How easy was it to take on new identities? ‘It depends what you looked like. I was a very common man. In the street you would never notice me. I was one of the many. And it helped me enormously. I still have the suitcase that followed me all the time. I made all my false papers myself, personally.’ I tell Sønsteby that with such a skill set he was either going to be an agent or a thief. ‘I knew that but I refrained,’ he says through a wide grin.

Sønsteby had a forger’s hand. To illustrate, he puts his cake aside, takes out a sheet of paper, scribbles down a name and passes it over. It takes a moment for me to realise I’m looking at a copy of the signature of Karl Marthinsen, the notorious leader of the Norwegian Nazi police. Marthinsen was integral to the implementation of the Norwegian Holocaust and was ‘liquidated’ on an Oslo street by the resistance in February 1945. In reprisal, which Sønsteby admits was ‘for morale very difficult’, nearly 30 Norwegians were executed in the yard outside.

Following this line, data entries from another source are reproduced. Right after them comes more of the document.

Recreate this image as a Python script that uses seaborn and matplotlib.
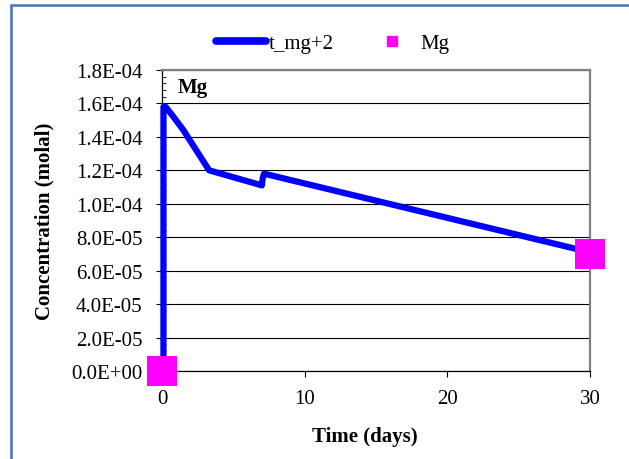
import matplotlib
matplotlib.use("Agg")
import matplotlib.pyplot as plt
import seaborn as sns
import pandas as pd
from matplotlib.lines import Line2D
from matplotlib.patches import Rectangle
from matplotlib.ticker import MultipleLocator, FuncFormatter

# Model curve (t_mg+2)
time_days = [0.1, 0.1, 0.25, 0.8, 1.5, 2.7, 3.3, 7.0, 7.05, 7.15, 30.0]
conc_model = [0.0, 1.58e-4, 1.58e-4, 1.52e-4, 1.44e-4, 1.28e-4, 1.20e-4, 1.11e-4, 1.15e-4, 1.18e-4, 7.1e-5]

# Observed Mg
obs_time = [0.0, 30.0]
obs_conc = [0.0, 7.0e-5]

x_ticks = [0, 10, 20, 30]
y_ticks = [i * 2e-5 for i in range(10)]

sns.set_style("white")
plt.rcParams["font.family"] = ["Liberation Serif", "DejaVu Serif"]
plt.rcParams["text.color"] = "black"
plt.rcParams["axes.labelcolor"] = "black"
plt.rcParams["xtick.color"] = "black"
plt.rcParams["ytick.color"] = "black"

FS = 15

fig = plt.figure(figsize=(6.29, 4.60), dpi=100)
ax = fig.add_axes([0.2576, 0.1913, 0.6804, 0.6544])

df_model = pd.DataFrame({"t": time_days, "c": conc_model})
df_obs = pd.DataFrame({"t": obs_time, "c": obs_conc})

sns.lineplot(data=df_model, x="t", y="c", sort=False, estimator=None, ax=ax,
             color="#0000FF", lw=4.5, solid_capstyle="round", solid_joinstyle="round",
             zorder=3)
for ln in ax.lines:
    ln.set_clip_on(False)
sns.scatterplot(data=df_obs, x="t", y="c", ax=ax, marker="s", s=440, color="#FF00FF",
                edgecolor="none", zorder=4, clip_on=False)

ax.set_xlim(0, 30)
ax.set_ylim(0, 1.8e-4)
ax.set_xticks(x_ticks)
ax.set_yticks(y_ticks)
ax.yaxis.set_major_formatter(FuncFormatter(lambda v, p: f"{v:.1E}"))
ax.yaxis.set_minor_locator(MultipleLocator(4e-6))
ax.grid(axis="y", color="black", lw=0.8)
ax.set_axisbelow(True)

for s in ["top", "right"]:
    ax.spines[s].set_color("#808080")
    ax.spines[s].set_linewidth(1.6)
for s in ["left", "bottom"]:
    ax.spines[s].set_color("black")
    ax.spines[s].set_linewidth(0.9)

ax.tick_params(axis="y", which="major", direction="out", length=4, width=0.8,
               labelsize=FS, pad=10, left=True)
ax.tick_params(axis="y", which="minor", direction="in", length=3, width=0.6, left=True)
ax.tick_params(axis="x", which="major", direction="out", length=4, width=0.8,
               labelsize=FS, pad=9, bottom=True)

ax.set_xlabel("Time (days)", fontsize=FS, fontweight="bold", labelpad=13, x=0.474)
ax.set_ylabel("Concentration (molal)", fontsize=FS, fontweight="bold", labelpad=12)

ax.text(0.037, 0.944, "Mg", transform=ax.transAxes, fontsize=FS, fontweight="bold",
        ha="left", va="center")

handles = [
    Line2D([], [], color="#0000FF", lw=5.5, solid_capstyle="round"),
    Line2D([], [], color="#FF00FF", marker="s", ls="none", markersize=7),
]
fig.legend(handles, ["t_mg+2", "Mg"], loc="center", bbox_to_anchor=(0.5285, 0.904),
           ncol=2, frameon=False, fontsize=FS, handlelength=2.4, handletextpad=0.15,
           columnspacing=1.6, borderpad=0, borderaxespad=0)

fig.patches.append(Rectangle((11 / 629, -0.1), 1.2, 1.1 - 6 / 460, transform=fig.transFigure,
                             fill=False, edgecolor="#4472C4", lw=1.8))

fig.savefig("out.png", dpi=100)
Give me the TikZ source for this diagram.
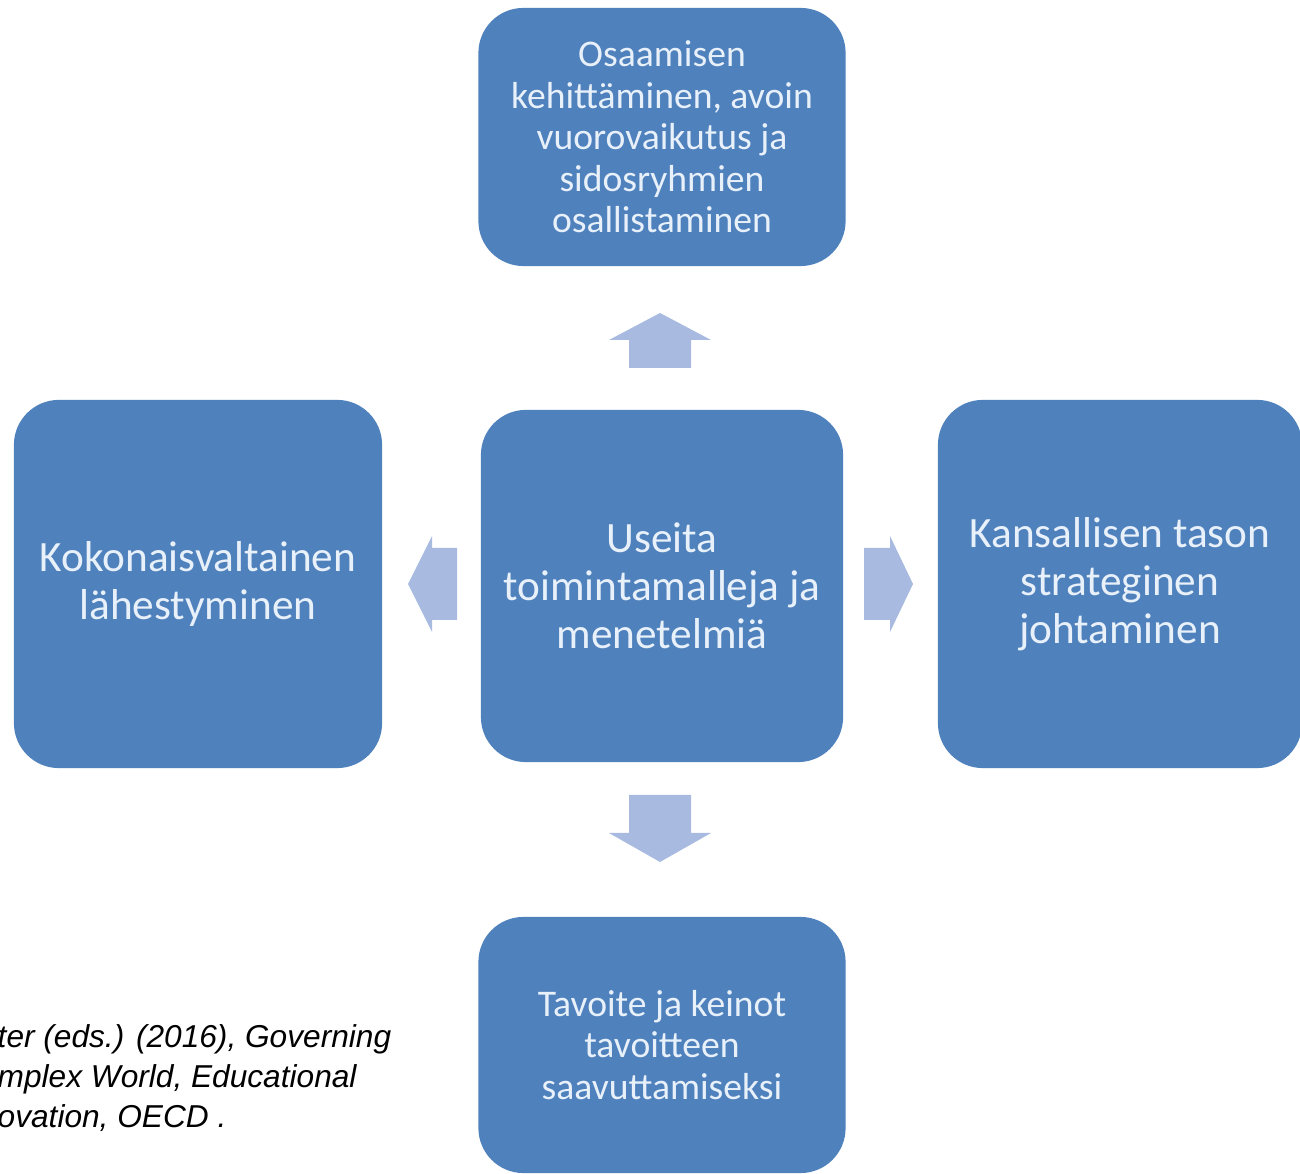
\documentclass[tikz,border=0pt]{standalone}
\usepackage{fontspec}
\setmainfont{Carlito}
\newfontfamily\citefont{Liberation Sans}

\definecolor{boxblue}{RGB}{79,129,189}
\definecolor{boxtext}{RGB}{232,240,250}
\definecolor{arrowblue}{RGB}{168,186,224}

\begin{document}
\begin{tikzpicture}[x=0.01cm,y=-0.01cm]

      \useasboundingbox (0,0) rectangle (1300,1174);
      \clip (0,0) rectangle (1300,1174);

      \begin{scope}[every node/.style={rounded corners=0.45cm, fill=boxblue, text=boxtext, align=center, inner sep=0pt}]
        \node[minimum width=3.67cm, minimum height=2.58cm, font=\fontsize{10.7}{11.8}\selectfont] (osaaminen) at (662,137)
          {Osaamisen\\kehittäminen, avoin\\vuorovaikutus ja\\sidosryhmien\\osallistaminen};
        \node[minimum width=3.68cm, minimum height=3.68cm, font=\fontsize{12.3}{13.6}\selectfont] (kokonais) at (198,584)
          {Kokonaisvaltainen\\lähestyminen};
        \node[minimum width=3.62cm, minimum height=3.52cm, font=\fontsize{12.3}{13.6}\selectfont] (useita) at (662,586)
          {Useita\\toimintamalleja ja\\menetelmiä};
        \node[minimum width=3.64cm, minimum height=3.68cm, font=\fontsize{12.3}{13.6}\selectfont] (kansallinen) at (1120,584)
          {Kansallisen tason\\strateginen\\johtaminen};
        \node[minimum width=3.67cm, minimum height=2.56cm, font=\fontsize{10.7}{11.8}\selectfont] (tavoite) at (662,1045)
          {Tavoite ja keinot\\tavoitteen\\saavuttamiseksi};
      \end{scope}

      % block arrows
      \fill[arrowblue] (629,368) -- (629,340) -- (609,340) -- (660,313) -- (711,340) -- (691,340) -- (691,368) -- cycle;
      \fill[arrowblue] (629,795) -- (629,833) -- (609,833) -- (660,862) -- (711,833) -- (691,833) -- (691,795) -- cycle;
      \fill[arrowblue] (457,548) -- (432,548) -- (432,536) -- (408,584) -- (432,632) -- (432,620) -- (457,620) -- cycle;
      \fill[arrowblue] (864,548) -- (890,548) -- (890,536) -- (913,584) -- (890,632) -- (890,620) -- (864,620) -- cycle;

      \node[anchor=north west, align=left, inner sep=0pt, font=\citefont\itshape\fontsize{9}{11.3}\selectfont] (lahde) at (-3,1024)
        {ter (eds.) (2016), Governing\\mplex World, Educational\\ovation, OECD .};

    \end{tikzpicture}
\end{document}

Torture was the greatest fear for Sønsteby’s team. ‘We knew if I had been taken it would have taken quite a long time to die,’ he says. ‘I could have given up things, of course. So I was just as dangerous as others.’ A disaster came with the Gestapo ambush of Gram and a co-fighter, Edvard Tallaksen, in a Grünerløkka café. Gram was shot dead in the gunfight, and Tallaksen taken for interrogation. Rather than talk he committed suicide. ‘He did a marvellous job,’ says Sønsteby calmly. It might seem callous but practicality was key. The friendship and comradeship shared in those times echo in his comments. ‘So many nice people, you know.’

As we near the end of our conversation and confectionary I ask if he was approached to continue his spying duties after the liberation. ‘Yes. They did of course. I said flatly no.’ Both the British secret service and the Norwegian intelligence agency tried to recruit him. ‘I didn’t want any more war. I had had enough. I’d lost five years of my life.’ Instead, in 1945, he left Norway for America and an education at Harvard. That, I say, must have been quite a shift from what he had just experienced. He smiles and says, simply, ‘Perfect.’